Institute Professor Mario J. Molina, who shared the 1995 Nobel Prize in chemistry for his role in elucidating the threat to the Earth's ozone layer of chlorofluorocarbon gases, will join the faculty at the University of California at San Diego.

Molina will be a professor in UCSD's Department of Chemistry and Biochemistry and in the Center for Atmospheric Sciences at Scripps Institution of Oceanography when he arrives on July 1. He will join a group of leading atmospheric chemists at UCSD that includes Paul Crutzen, who shared the Nobel Prize with Molina and F. Sherwood Rowland of UC-Irvine (formerly of the Max-Planck Institute for Chemistry in Mainz, Germany.

Molina, a native of Mexico whose early research with Rowland convinced governments around the world to eliminate CFCs from spray cans and refrigerators, has focused much of his recent research on the chemistry of air pollution in the lower atmosphere. He has been working with collaborators from other countries, most notably colleagues in Mexico City, on assessing and mitigating the air pollution problems of rapidly growing cities around the world. He also donated $200,000 of his Nobel Prize money to MIT to endow fellowships for scientists from developing countries doing environmental research.

"The MIT community salutes Mario and Luisa Molina and wishes them well in their continued personal and professional lives," said President Charles M. Vest. "We will miss them very much, but are grateful for their years of service here."

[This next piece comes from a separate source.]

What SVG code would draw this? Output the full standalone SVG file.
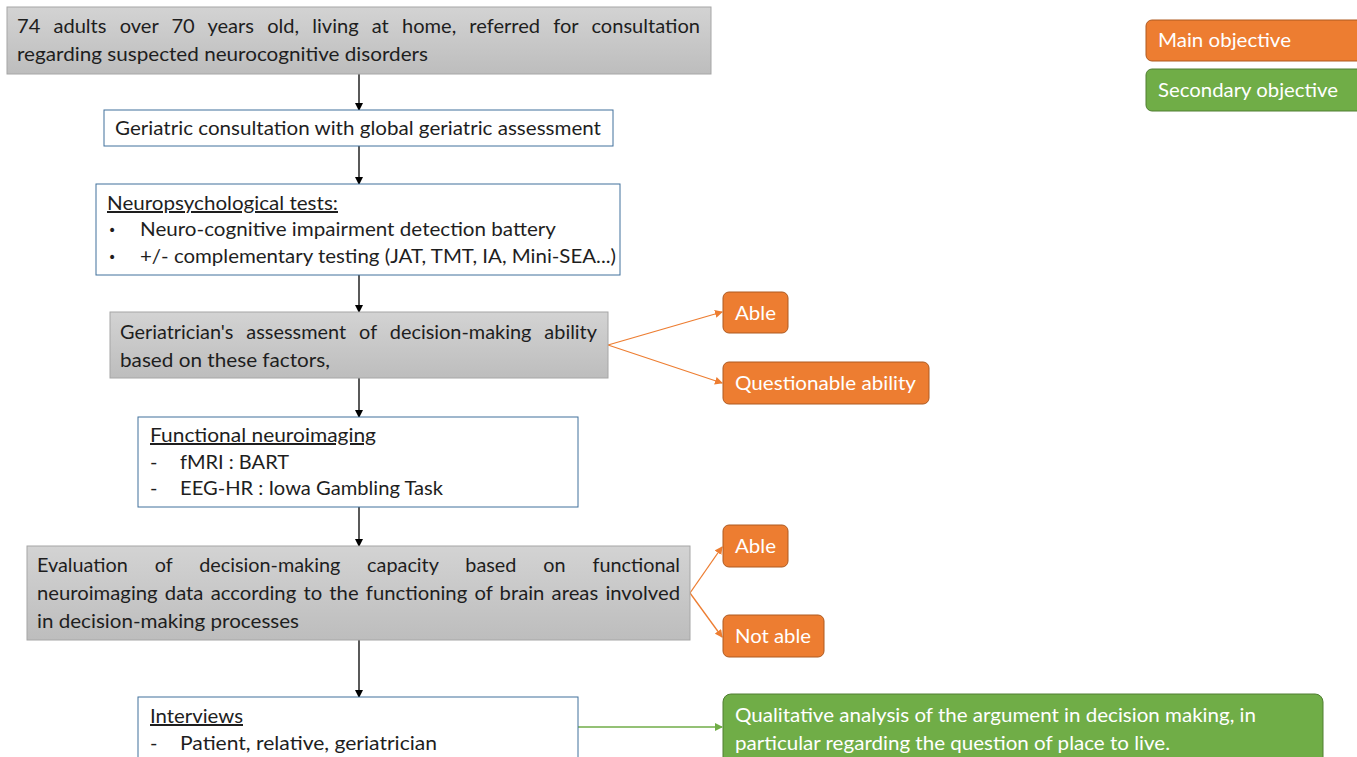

Luisa Molina is a principal research scientist and executive director of the Integrated Program on Megacity Air Pollution in MIT's Department of Earth, Atmospheric and Planetary Sciences (EAPS). She will join her husband at UCSD in the chemistry department.

"Mario Molina is unique in his ability to span from fundamental science to local and global policy for stewarding our environment. He towers in his humanity as well as his science," Vest said.

Molina held teaching and research positions at UC-Irvine, the Universidad Nacional Autónoma de México (his alma mater) and the Jet Propulsion Laboratory at the California Institute of Technology before arriving at MIT in 1989 as a professor in EAPS and the Department of Chemistry. He was named Institute Professor in 1997.

A version of this article appeared in MIT Tech Talk on February 11, 2004.